#### Data segment

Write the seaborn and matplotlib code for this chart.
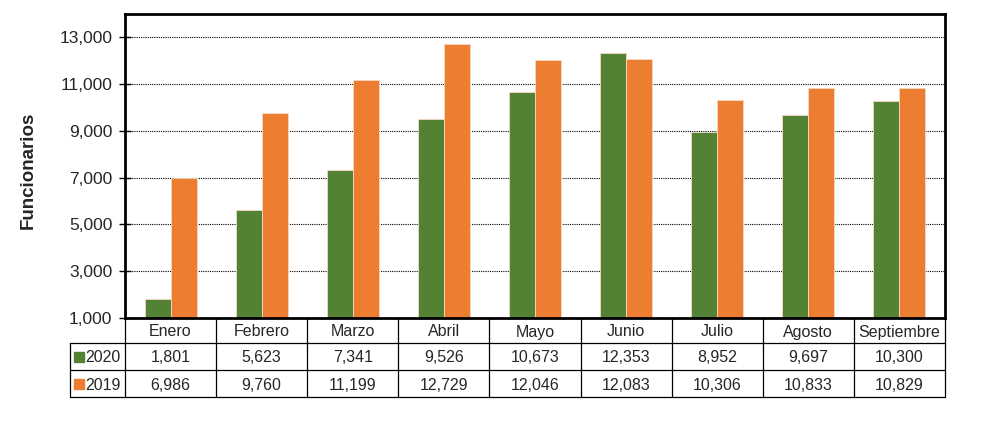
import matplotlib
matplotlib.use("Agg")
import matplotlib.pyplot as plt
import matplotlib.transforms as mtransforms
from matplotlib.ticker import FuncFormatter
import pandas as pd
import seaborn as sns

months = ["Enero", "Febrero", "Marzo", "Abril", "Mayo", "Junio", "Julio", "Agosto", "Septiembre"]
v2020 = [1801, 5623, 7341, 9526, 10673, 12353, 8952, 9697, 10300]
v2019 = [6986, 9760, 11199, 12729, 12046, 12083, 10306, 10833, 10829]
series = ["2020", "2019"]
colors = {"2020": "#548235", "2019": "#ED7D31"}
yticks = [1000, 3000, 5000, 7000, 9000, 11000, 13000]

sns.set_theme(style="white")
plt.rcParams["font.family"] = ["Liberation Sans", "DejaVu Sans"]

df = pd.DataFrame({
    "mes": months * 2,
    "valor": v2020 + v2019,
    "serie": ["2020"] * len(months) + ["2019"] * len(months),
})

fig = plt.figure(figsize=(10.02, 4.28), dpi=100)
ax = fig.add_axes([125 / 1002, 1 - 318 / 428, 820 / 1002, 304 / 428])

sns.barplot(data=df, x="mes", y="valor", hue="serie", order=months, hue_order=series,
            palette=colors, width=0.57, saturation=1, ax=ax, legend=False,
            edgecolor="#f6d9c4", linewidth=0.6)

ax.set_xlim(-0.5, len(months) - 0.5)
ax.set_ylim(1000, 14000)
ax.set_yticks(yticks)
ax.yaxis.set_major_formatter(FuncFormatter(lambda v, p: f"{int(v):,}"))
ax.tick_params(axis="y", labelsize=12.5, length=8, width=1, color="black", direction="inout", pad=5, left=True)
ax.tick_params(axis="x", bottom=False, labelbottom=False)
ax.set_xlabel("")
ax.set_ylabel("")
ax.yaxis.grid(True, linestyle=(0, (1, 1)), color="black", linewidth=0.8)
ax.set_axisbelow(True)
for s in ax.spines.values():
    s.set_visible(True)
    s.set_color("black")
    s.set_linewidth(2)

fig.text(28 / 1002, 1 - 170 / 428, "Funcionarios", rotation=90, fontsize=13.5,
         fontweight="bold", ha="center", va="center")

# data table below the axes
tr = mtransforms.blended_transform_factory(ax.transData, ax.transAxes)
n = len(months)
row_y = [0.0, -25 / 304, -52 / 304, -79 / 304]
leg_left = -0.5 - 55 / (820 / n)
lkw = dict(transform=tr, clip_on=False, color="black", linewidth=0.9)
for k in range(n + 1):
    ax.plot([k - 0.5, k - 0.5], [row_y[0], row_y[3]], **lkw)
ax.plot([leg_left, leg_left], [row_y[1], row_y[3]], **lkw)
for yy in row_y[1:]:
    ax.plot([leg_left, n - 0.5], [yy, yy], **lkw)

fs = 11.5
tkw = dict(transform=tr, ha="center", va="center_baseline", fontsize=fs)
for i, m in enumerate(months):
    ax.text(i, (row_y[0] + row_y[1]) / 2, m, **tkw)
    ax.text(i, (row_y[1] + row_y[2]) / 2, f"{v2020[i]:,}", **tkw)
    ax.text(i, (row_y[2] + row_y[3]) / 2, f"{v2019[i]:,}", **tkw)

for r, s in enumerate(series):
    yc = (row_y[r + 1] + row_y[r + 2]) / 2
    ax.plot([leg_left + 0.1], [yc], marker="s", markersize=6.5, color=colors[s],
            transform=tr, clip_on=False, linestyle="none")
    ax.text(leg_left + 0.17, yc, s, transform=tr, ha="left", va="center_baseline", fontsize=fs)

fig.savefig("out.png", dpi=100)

########

Job
Select, from the listing, all lines that include the word "seaborn".

Exercise solution
Write the seaborn and matplotlib code for this chart.
import seaborn as sns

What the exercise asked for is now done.